Platform Engineering in 2026: Building Internal Developer Platforms That Actually Get Used
in Devops on Platform-engineering, DevOps, Developer-experience, Kubernetes, Backstage, Idp
Platform Engineering in 2026: Building Internal Developer Platforms That Actually Get Used
DevOps promised “you build it, you run it.” The reality? Developers drowning in YAML, Terraform, and cloud console configurations. Platform Engineering fixes this by creating self-service platforms that let developers ship without becoming infrastructure experts.
Photo by Annie Spratt on Unsplash
What is Platform Engineering?
Platform Engineering is building products for developers. The product is an Internal Developer Platform (IDP)—a self-service layer that abstracts infrastructure complexity.

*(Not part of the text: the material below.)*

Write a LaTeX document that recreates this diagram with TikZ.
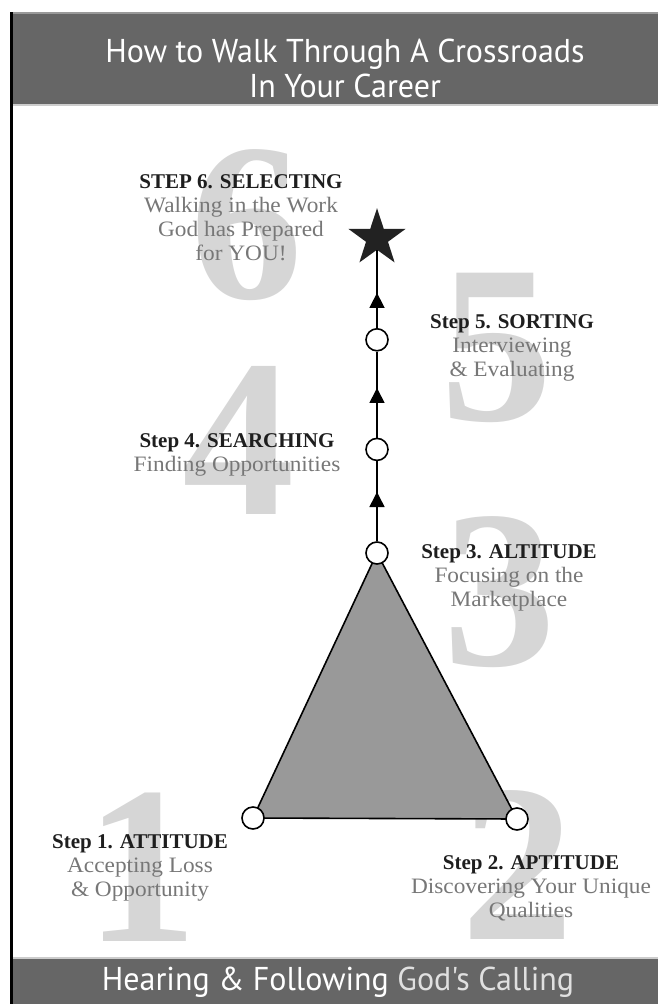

The goal: Developers focus on business logic. Platform handles the rest.
Before Platform Engineering:
Developer → Ticket to Ops → Wait → More tickets → Eventually deployed
After Platform Engineering:
Developer → Self-service portal → Deployed in minutes
The Internal Developer Platform
An IDP typically includes:
- Service Catalog - What services exist, who owns them
- Self-Service Provisioning - Create databases, queues, caches without tickets
- Golden Paths - Opinionated templates for common patterns
- Environment Management - Dev, staging, production consistency
- Observability - Logs, metrics, traces unified
The Golden Path Concept
A golden path is the recommended way to do something. Not the only way—the best way for most cases.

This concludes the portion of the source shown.